On the said day, he said to himself aloud….today is the final day…I shall savour the all the joy the cans of beer might bring to my taste buds for in a couple of hours my tongue would be barren of this elixir…..and we went over his friends home for a nice quite private party carrying a dozen cans of the beverage as it was our contribution to the celebration….upon reaching we handed the “the elixir” over to the hosts as one might guess , to refrigerate( Gans likes( oops! Liked) his beer really chilled)…..in the meantime we decided upon putting our respective toddlers to sleep so that we would have no intrusion of toddling kinds ……the task which we hoped to be done with in half hour was a marathon one and apparently took us an hour and a half……finally as the two twits turned into sleeping angels Gans’ friend announced that the beer was waiting to be gorged by Gans…….bringing out the cans one by one I saw my husband downing one can after another….. to my astonishment he was well past his capacity….. “the moment of truth” had come….it was time to tell him to stop…..but he understood my apprehensions and assured me of his sobriety …..he pleaded with me not to ask him to stop as afterall he had only 2 more hours to go before the day ended……I agreed, but not before warning him not to make a fool of himself in an inebriated state……next thing I knew , he was quenching the thirsty saplings outside the house with the water retained in his body that was waiting to gush out with urgency…….I was flabbergasted…….I admonished him for not using the shiny white bowl built for the purpose……but it seemed that my displeasure made no meaning to him, for he continued to prance around in the state of happiness that he was in and out of the blue , he grabbed my arm started waltzing with me to the beats of the music that was playing, embarrassed as much as I was, this sudden display of affection caught me off guard…..and all of a sudden I saw a child in him …the naughty twinkle in his eye…..the endless songs he sang for me, those puppy dog expressions….that adorable tilt of head that exposes vulnerability……that immense love for me in his eyes….and last but not the least the endless attention he was paying me……

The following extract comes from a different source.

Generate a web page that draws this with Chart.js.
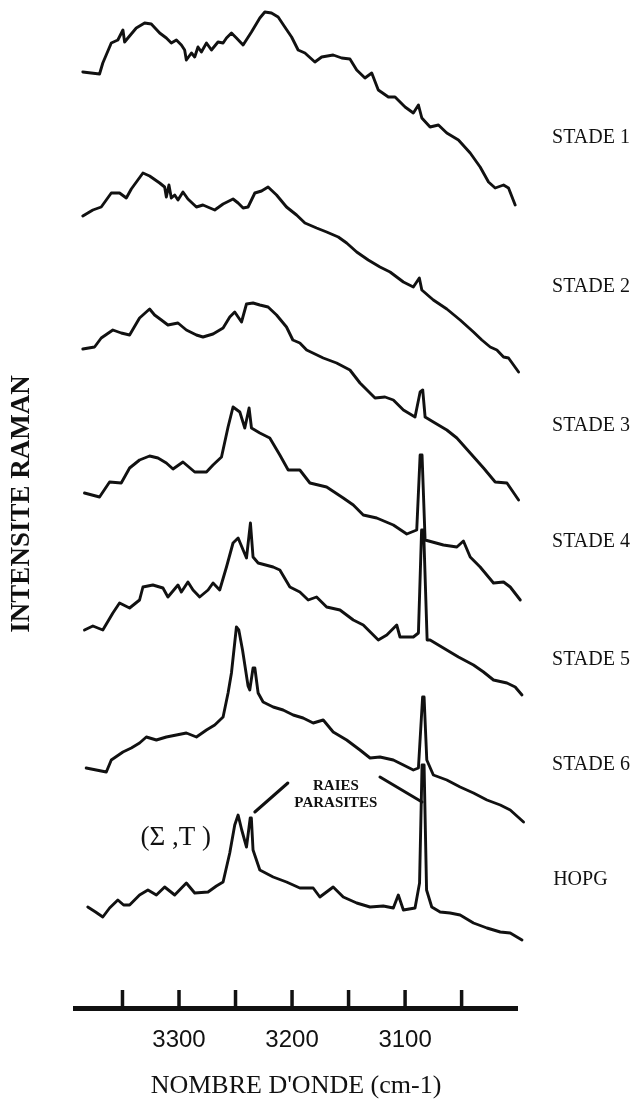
<!DOCTYPE html>
<html><head><meta charset="utf-8">
<script src="https://cdn.jsdelivr.net/npm/chart.js@4.4.1/dist/chart.umd.min.js"></script>
<style>html,body{margin:0;padding:0;background:#fff}</style>
</head><body>
<canvas id="c" width="636" height="1114"></canvas>
<script>
// Raman spectra, [wavenumber cm-1, intensity a.u. (stacked offsets included)]
const stade1 = [[3385.1,936],[3370.3,934],[3367.4,945],[3359.9,965],[3354.1,968],[3349.6,978],[3348.1,966],[3345.2,970],[3337.8,980],[3330.4,985],[3324.5,984],[3317.1,975],[3311.2,970],[3306.8,965],[3302.3,968],[3297.9,963],[3295.0,958],[3293.5,948],[3289.0,955],[3286.1,951],[3283.2,961],[3280.2,956],[3275.7,965],[3271.3,958],[3265.5,966],[3261.0,965],[3258.0,970],[3253.6,975],[3249.2,970],[3243.3,963],[3235.9,976],[3228.5,990],[3224.1,996],[3218.2,995],[3212.3,991],[3206.4,981],[3200.4,971],[3194.6,958],[3188.6,955],[3179.8,946],[3173.8,951],[3163.6,953],[3156.1,950],[3148.8,949],[3142.8,938],[3135.5,930],[3129.5,935],[3123.7,918],[3114.8,911],[3108.9,911],[3100.0,901],[3092.7,895],[3088.2,903],[3085.2,890],[3077.9,881],[3070.5,883],[3063.1,875],[3052.8,868],[3042.4,855],[3033.6,841],[3026.2,826],[3020.3,820],[3012.9,823],[3008.5,820],[3002.6,803]];
const stade2 = [[3385.1,792],[3376.2,798],[3368.8,801],[3359.9,815],[3352.6,815],[3346.6,810],[3342.2,819],[3331.9,835],[3326.0,832],[3317.1,825],[3312.7,821],[3311.2,811],[3308.9,823],[3306.8,810],[3303.8,813],[3300.9,808],[3296.5,816],[3292.1,809],[3284.6,801],[3278.8,803],[3268.4,798],[3261.0,804],[3252.2,809],[3247.7,805],[3243.3,800],[3238.9,801],[3232.9,815],[3227.0,817],[3221.2,821],[3213.7,813],[3204.9,801],[3196.0,793],[3188.6,785],[3178.3,780],[3169.4,776],[3159.1,771],[3151.7,765],[3142.8,756],[3132.6,748],[3122.2,741],[3113.3,736],[3101.5,726],[3092.7,721],[3087.4,730],[3085.2,718],[3075.0,708],[3063.1,699],[3051.3,688],[3039.5,676],[3032.1,668],[3024.7,661],[3018.8,658],[3012.9,651],[3008.5,650],[2999.6,636]];
const stade3 = [[3385.1,659],[3374.7,661],[3368.8,670],[3358.5,678],[3351.1,675],[3343.7,673],[3334.9,690],[3326.0,699],[3321.6,693],[3315.6,688],[3309.8,683],[3300.9,685],[3293.5,678],[3284.6,673],[3278.8,671],[3269.9,674],[3261.0,680],[3255.1,691],[3250.7,696],[3244.7,686],[3240.3,704],[3234.5,705],[3228.5,703],[3221.2,701],[3213.7,693],[3204.9,681],[3199.3,668],[3193.1,665],[3187.1,658],[3172.4,650],[3160.6,645],[3148.8,638],[3139.9,625],[3126.6,610],[3117.8,611],[3110.4,608],[3101.5,598],[3091.2,591],[3086.7,616],[3084.4,618],[3082.3,591],[3075.0,586],[3063.1,578],[3054.2,570],[3042.4,555],[3030.6,540],[3020.3,526],[3009.9,525],[2999.6,508]];
const stade4 = [[3383.6,515],[3370.3,511],[3361.4,526],[3351.1,525],[3343.7,540],[3334.9,548],[3326.0,552],[3318.6,550],[3311.2,545],[3305.3,539],[3296.5,546],[3286.1,536],[3275.7,536],[3269.9,543],[3262.4,551],[3256.6,581],[3252.2,601],[3246.2,596],[3241.8,580],[3238.0,600],[3235.9,580],[3228.5,575],[3219.7,570],[3210.8,553],[3203.4,538],[3193.1,538],[3184.2,525],[3169.4,521],[3154.7,510],[3145.8,503],[3137.0,493],[3125.1,490],[3110.4,483],[3098.5,474],[3089.7,478],[3086.7,553],[3085.0,553],[3082.3,468],[3066.1,463],[3054.2,461],[3048.4,467],[3042.4,451],[3033.6,441],[3021.8,425],[3012.9,426],[3007.0,421],[2998.1,408]];
const stade5 = [[3383.6,378],[3376.2,382],[3367.4,378],[3358.5,395],[3352.6,405],[3343.7,400],[3334.9,408],[3331.9,421],[3323.1,423],[3314.2,420],[3309.8,411],[3300.9,423],[3297.9,416],[3292.1,426],[3287.6,418],[3281.7,411],[3274.3,418],[3269.9,425],[3264.0,418],[3258.0,441],[3252.2,465],[3247.7,470],[3240.3,450],[3236.8,485],[3234.5,451],[3230.0,445],[3216.7,441],[3210.8,438],[3201.9,421],[3193.1,416],[3185.7,408],[3178.3,411],[3169.4,401],[3157.6,398],[3145.8,388],[3137.0,383],[3123.7,368],[3116.2,373],[3107.4,383],[3104.5,371],[3092.7,371],[3088.2,375],[3085.4,478],[3083.6,478],[3080.5,368],[3077.9,368],[3066.1,360],[3052.8,351],[3039.5,343],[3030.6,336],[3021.8,328],[3009.9,325],[3002.6,321],[2996.6,313]];
const stade6 = [[3382.1,240],[3364.3,236],[3359.9,248],[3349.6,256],[3342.2,260],[3334.9,265],[3328.9,271],[3320.0,268],[3311.2,271],[3302.3,273],[3293.5,275],[3284.6,271],[3275.7,278],[3268.4,283],[3261.0,291],[3256.6,315],[3253.6,335],[3249.2,381],[3247.1,378],[3243.8,358],[3238.9,322],[3237.4,318],[3234.5,340],[3232.9,340],[3230.0,315],[3225.6,306],[3216.7,301],[3207.9,298],[3199.0,293],[3190.2,290],[3181.3,285],[3172.4,288],[3163.6,276],[3151.7,268],[3139.9,258],[3131.0,250],[3122.2,251],[3110.4,248],[3101.5,243],[3092.7,238],[3088.2,240],[3084.5,311],[3083.2,311],[3080.8,248],[3075.0,233],[3063.1,228],[3051.3,221],[3039.5,215],[3027.6,208],[3015.8,203],[3007.0,198],[2995.2,186]];
const hopg = [[3380.7,101],[3373.8,96],[3367.4,91],[3361.4,100],[3354.1,108],[3349.0,103],[3343.7,103],[3334.9,113],[3327.5,118],[3320.0,113],[3312.7,121],[3303.8,113],[3293.5,125],[3286.1,115],[3274.3,116],[3266.9,122],[3261.0,126],[3255.1,155],[3250.7,183],[3247.7,193],[3244.5,178],[3240.3,161],[3237.0,190],[3236.0,190],[3234.5,158],[3228.5,138],[3216.7,131],[3204.9,126],[3193.1,120],[3181.3,120],[3175.4,111],[3163.6,121],[3154.7,111],[3142.8,105],[3131.0,101],[3119.3,102],[3110.4,100],[3106.0,113],[3101.5,98],[3091.2,100],[3087.2,125],[3085.0,243],[3083.2,243],[3081.0,118],[3076.4,101],[3069.0,96],[3060.2,95],[3051.3,93],[3039.5,85],[3027.6,80],[3015.8,76],[3007.0,75],[2996.6,68]];

const seriesNames = ['STADE 1','STADE 2','STADE 3','STADE 4','STADE 5','STADE 6','HOPG'];
const seriesData = [stade1, stade2, stade3, stade4, stade5, stade6, hopg];
// label anchor positions in data units (wavenumber, intensity)
const labelWn = [2970, 2970, 2970, 2970, 2970, 2970, 2969];
const labelInt = [870, 721, 582, 466, 348, 243, 128];

const tickValues = [3050, 3100, 3150, 3200, 3250, 3300, 3350];
const tickLabels = [3100, 3200, 3300];

// annotations
const peakLabel = {text: '(\u03A3 ,T )', wn: 3334.0, int: 170};
const raiesLabel = {lines: ['RAIES', 'PARASITES'], wn: 3161.2, int: [222, 205]};
const leaderLeft = [[3232.9, 196], [3203.7, 225]];
const leaderRight = [[3122.2, 231], [3085.0, 206]];

const annotPlugin = {
  id: 'annot',
  afterDraw(chart) {
    const {ctx, scales: {x, y}} = chart;
    ctx.save();
    ctx.fillStyle = '#111';
    ctx.strokeStyle = '#111';
    // upward tick marks on the axis
    const base = y.getPixelForValue(y.min);
    ctx.lineWidth = 3.5;
    x.ticks.forEach(t => {
      const px = x.getPixelForValue(t.value);
      ctx.beginPath();
      ctx.moveTo(px, base);
      ctx.lineTo(px, base - 18);
      ctx.stroke();
    });
    // series labels
    ctx.font = '20px "Liberation Serif", serif';
    ctx.textAlign = 'left';
    ctx.textBaseline = 'middle';
    seriesNames.forEach((n, i) => {
      ctx.fillText(n, x.getPixelForValue(labelWn[i]), y.getPixelForValue(labelInt[i]));
    });
    // (Sigma,T)
    ctx.font = '27px "Liberation Serif", serif';
    ctx.fillText(peakLabel.text, x.getPixelForValue(peakLabel.wn), y.getPixelForValue(peakLabel.int));
    // RAIES PARASITES
    ctx.font = 'bold 15px "Liberation Serif", serif';
    ctx.textAlign = 'center';
    raiesLabel.lines.forEach((t, i) => {
      ctx.fillText(t, x.getPixelForValue(raiesLabel.wn), y.getPixelForValue(raiesLabel.int[i]));
    });
    // leader lines
    ctx.lineWidth = 3;
    ctx.lineCap = 'round';
    [leaderLeft, leaderRight].forEach(l => {
      ctx.beginPath();
      ctx.moveTo(x.getPixelForValue(l[0][0]), y.getPixelForValue(l[0][1]));
      ctx.lineTo(x.getPixelForValue(l[1][0]), y.getPixelForValue(l[1][1]));
      ctx.stroke();
    });
    ctx.restore();
  }
};

new Chart(document.getElementById('c'), {
  type: 'line',
  data: {
    datasets: seriesData.map((s, i) => ({
      label: seriesNames[i],
      data: s.map(p => ({x: p[0], y: p[1]})),
      borderColor: '#111',
      borderWidth: 2.9,
      pointRadius: 0,
      tension: 0,
      fill: false,
      clip: false,
      borderJoinStyle: 'round',
      borderCapStyle: 'round'
    }))
  },
  options: {
    responsive: false,
    animation: false,
    layout: {padding: {left: 0, right: 119, top: 0, bottom: 0}},
    plugins: {legend: {display: false}, tooltip: {enabled: false}},
    scales: {
      x: {
        type: 'linear', reverse: true, min: 3001, max: 3392,
        afterBuildTicks: s => { s.ticks = tickValues.map(v => ({value: v})); },
        afterFit: s => { s.height = 106; },
        grid: {drawOnChartArea: false, drawTicks: false},
        border: {display: true, width: 5, color: '#111'},
        ticks: {
          autoSkip: false, maxRotation: 0, padding: 18, color: '#111',
          font: {family: '"Liberation Sans", sans-serif', size: 24},
          callback: v => tickLabels.includes(v) ? String(v) : ''
        },
        title: {display: true, text: "NOMBRE D'ONDE (cm-1)", color: '#111',
          font: {family: '"Liberation Serif", serif', size: 26}, padding: {top: 0, bottom: 12}}
      },
      y: {
        type: 'linear', min: 0, max: 1008,
        afterFit: s => { s.width = 75; },
        ticks: {display: false},
        grid: {display: false},
        border: {display: false},
        title: {display: true, text: 'INTENSITE RAMAN', color: '#111',
          font: {family: '"Liberation Serif", serif', size: 27, weight: 'bold'}, padding: {top: 6, bottom: 0}}
      }
    }
  },
  plugins: [annotPlugin]
});
</script>
</body></html>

The clock struck 12 and we wished each other happiness and prosperity and a few phone calls later, he retired on the top portion of the house where the men has made arrangements to sleep, and I was with the women busy tending to the infants who we had well forgotten for a couple of hours……

At Dawn, we were getting all ready to leave to our respective homes, all somber and fresh….exchanged pleasantries with friends and as we were returning, I told Gans that I had a lovely time last night and wished he would throw me such excess attention once in a while so that I really felt special….he smiled at me and said, “I let go of all inhibitions last night dear, because I let the alcohol hit me. That’s why such public displays of unabashed affection…..but, that doesn’t mean I love you any less, alcohol just lets me express my feelings in a more animated manner….but now that I am letting go of alcohol, there might be little or no occasion where I behave like such a love fool…..”

That made me reminisce……I was so happy with Gans’ resolution prior to last night, but now I do have second thoughts as my need for attention has suddenly become more than his need for “ The Drink”…..You winsome, you loose some…..

PS: Still hoping he gets back to social drinking, and I get my dose of attention once a month at least…..Yes, I am evil!!!!!!!!